◆ GIVEN TASK:
Your task is to retype each line of the data below exactly.

"""

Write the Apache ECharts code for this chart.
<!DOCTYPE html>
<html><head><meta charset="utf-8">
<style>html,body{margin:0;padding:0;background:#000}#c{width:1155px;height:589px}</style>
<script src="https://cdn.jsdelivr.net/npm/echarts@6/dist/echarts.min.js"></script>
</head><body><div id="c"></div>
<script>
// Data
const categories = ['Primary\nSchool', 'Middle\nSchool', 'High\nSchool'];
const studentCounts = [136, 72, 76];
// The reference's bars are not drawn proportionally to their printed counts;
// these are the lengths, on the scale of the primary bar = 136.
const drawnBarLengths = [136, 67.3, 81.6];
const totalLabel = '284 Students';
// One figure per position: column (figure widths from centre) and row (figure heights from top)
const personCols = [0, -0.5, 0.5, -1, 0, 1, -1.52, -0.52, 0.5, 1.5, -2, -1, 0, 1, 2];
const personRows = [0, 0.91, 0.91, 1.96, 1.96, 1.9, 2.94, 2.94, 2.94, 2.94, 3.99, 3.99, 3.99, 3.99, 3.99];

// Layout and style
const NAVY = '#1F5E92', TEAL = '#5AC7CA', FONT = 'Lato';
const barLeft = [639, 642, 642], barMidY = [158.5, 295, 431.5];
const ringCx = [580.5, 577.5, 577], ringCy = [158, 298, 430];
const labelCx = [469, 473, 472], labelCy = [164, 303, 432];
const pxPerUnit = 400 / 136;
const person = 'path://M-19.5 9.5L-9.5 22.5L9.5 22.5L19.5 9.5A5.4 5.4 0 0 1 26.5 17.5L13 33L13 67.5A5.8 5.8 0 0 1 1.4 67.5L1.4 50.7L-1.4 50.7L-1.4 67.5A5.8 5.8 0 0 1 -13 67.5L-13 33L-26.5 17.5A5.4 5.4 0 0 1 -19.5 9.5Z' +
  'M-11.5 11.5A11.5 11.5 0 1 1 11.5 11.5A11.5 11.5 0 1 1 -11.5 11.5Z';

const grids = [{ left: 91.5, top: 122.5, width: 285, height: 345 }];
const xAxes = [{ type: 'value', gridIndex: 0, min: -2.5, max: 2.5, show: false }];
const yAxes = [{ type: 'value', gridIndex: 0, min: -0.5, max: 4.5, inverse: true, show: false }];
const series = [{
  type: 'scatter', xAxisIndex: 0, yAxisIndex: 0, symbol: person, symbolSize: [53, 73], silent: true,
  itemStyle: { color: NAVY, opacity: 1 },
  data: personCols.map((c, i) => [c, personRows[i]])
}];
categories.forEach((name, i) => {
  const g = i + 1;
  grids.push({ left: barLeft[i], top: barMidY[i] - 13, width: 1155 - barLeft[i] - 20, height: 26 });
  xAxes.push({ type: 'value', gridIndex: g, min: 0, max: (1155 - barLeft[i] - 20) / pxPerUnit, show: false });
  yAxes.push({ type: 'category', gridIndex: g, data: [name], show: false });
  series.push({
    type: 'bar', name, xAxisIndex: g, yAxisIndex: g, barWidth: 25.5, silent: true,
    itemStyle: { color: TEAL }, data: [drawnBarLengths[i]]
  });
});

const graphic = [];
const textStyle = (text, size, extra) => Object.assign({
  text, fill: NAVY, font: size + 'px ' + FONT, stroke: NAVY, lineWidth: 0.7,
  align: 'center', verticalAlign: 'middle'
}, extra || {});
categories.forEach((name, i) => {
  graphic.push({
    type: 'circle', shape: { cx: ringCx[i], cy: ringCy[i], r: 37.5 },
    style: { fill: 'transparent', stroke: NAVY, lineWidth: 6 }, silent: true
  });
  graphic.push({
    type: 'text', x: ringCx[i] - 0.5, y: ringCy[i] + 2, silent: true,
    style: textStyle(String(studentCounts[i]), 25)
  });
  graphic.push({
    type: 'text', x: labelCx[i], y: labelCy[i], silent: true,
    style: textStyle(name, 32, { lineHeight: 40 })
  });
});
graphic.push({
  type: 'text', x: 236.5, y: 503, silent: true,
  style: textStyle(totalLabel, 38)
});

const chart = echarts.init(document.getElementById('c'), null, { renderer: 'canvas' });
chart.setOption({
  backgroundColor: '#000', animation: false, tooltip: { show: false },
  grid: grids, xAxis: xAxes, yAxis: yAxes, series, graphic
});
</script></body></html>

"""

◆ ANSWER TO THE EXERCISE:
Write the Apache ECharts code for this chart.
<!DOCTYPE html>
<html><head><meta charset="utf-8">
<style>html,body{margin:0;padding:0;background:#000}#c{width:1155px;height:589px}</style>
<script src="https://cdn.jsdelivr.net/npm/echarts@6/dist/echarts.min.js"></script>
</head><body><div id="c"></div>
<script>
// Data
const categories = ['Primary\nSchool', 'Middle\nSchool', 'High\nSchool'];
const studentCounts = [136, 72, 76];
// The reference's bars are not drawn proportionally to their printed counts;
// these are the lengths, on the scale of the primary bar = 136.
const drawnBarLengths = [136, 67.3, 81.6];
const totalLabel = '284 Students';
// One figure per position: column (figure widths from centre) and row (figure heights from top)
const personCols = [0, -0.5, 0.5, -1, 0, 1, -1.52, -0.52, 0.5, 1.5, -2, -1, 0, 1, 2];
const personRows = [0, 0.91, 0.91, 1.96, 1.96, 1.9, 2.94, 2.94, 2.94, 2.94, 3.99, 3.99, 3.99, 3.99, 3.99];

// Layout and style
const NAVY = '#1F5E92', TEAL = '#5AC7CA', FONT = 'Lato';
const barLeft = [639, 642, 642], barMidY = [158.5, 295, 431.5];
const ringCx = [580.5, 577.5, 577], ringCy = [158, 298, 430];
const labelCx = [469, 473, 472], labelCy = [164, 303, 432];
const pxPerUnit = 400 / 136;
const person = 'path://M-19.5 9.5L-9.5 22.5L9.5 22.5L19.5 9.5A5.4 5.4 0 0 1 26.5 17.5L13 33L13 67.5A5.8 5.8 0 0 1 1.4 67.5L1.4 50.7L-1.4 50.7L-1.4 67.5A5.8 5.8 0 0 1 -13 67.5L-13 33L-26.5 17.5A5.4 5.4 0 0 1 -19.5 9.5Z' +
  'M-11.5 11.5A11.5 11.5 0 1 1 11.5 11.5A11.5 11.5 0 1 1 -11.5 11.5Z';

const grids = [{ left: 91.5, top: 122.5, width: 285, height: 345 }];
const xAxes = [{ type: 'value', gridIndex: 0, min: -2.5, max: 2.5, show: false }];
const yAxes = [{ type: 'value', gridIndex: 0, min: -0.5, max: 4.5, inverse: true, show: false }];
const series = [{
  type: 'scatter', xAxisIndex: 0, yAxisIndex: 0, symbol: person, symbolSize: [53, 73], silent: true,
  itemStyle: { color: NAVY, opacity: 1 },
  data: personCols.map((c, i) => [c, personRows[i]])
}];
categories.forEach((name, i) => {
  const g = i + 1;
  grids.push({ left: barLeft[i], top: barMidY[i] - 13, width: 1155 - barLeft[i] - 20, height: 26 });
  xAxes.push({ type: 'value', gridIndex: g, min: 0, max: (1155 - barLeft[i] - 20) / pxPerUnit, show: false });
  yAxes.push({ type: 'category', gridIndex: g, data: [name], show: false });
  series.push({
    type: 'bar', name, xAxisIndex: g, yAxisIndex: g, barWidth: 25.5, silent: true,
    itemStyle: { color: TEAL }, data: [drawnBarLengths[i]]
  });
});

const graphic = [];
const textStyle = (text, size, extra) => Object.assign({
  text, fill: NAVY, font: size + 'px ' + FONT, stroke: NAVY, lineWidth: 0.7,
  align: 'center', verticalAlign: 'middle'
}, extra || {});
categories.forEach((name, i) => {
  graphic.push({
    type: 'circle', shape: { cx: ringCx[i], cy: ringCy[i], r: 37.5 },
    style: { fill: 'transparent', stroke: NAVY, lineWidth: 6 }, silent: true
  });
  graphic.push({
    type: 'text', x: ringCx[i] - 0.5, y: ringCy[i] + 2, silent: true,
    style: textStyle(String(studentCounts[i]), 25)
  });
  graphic.push({
    type: 'text', x: labelCx[i], y: labelCy[i], silent: true,
    style: textStyle(name, 32, { lineHeight: 40 })
  });
});
graphic.push({
  type: 'text', x: 236.5, y: 503, silent: true,
  style: textStyle(totalLabel, 38)
});

const chart = echarts.init(document.getElementById('c'), null, { renderer: 'canvas' });
chart.setOption({
  backgroundColor: '#000', animation: false, tooltip: { show: false },
  grid: grids, xAxis: xAxes, yAxis: yAxes, series, graphic
});
</script></body></html>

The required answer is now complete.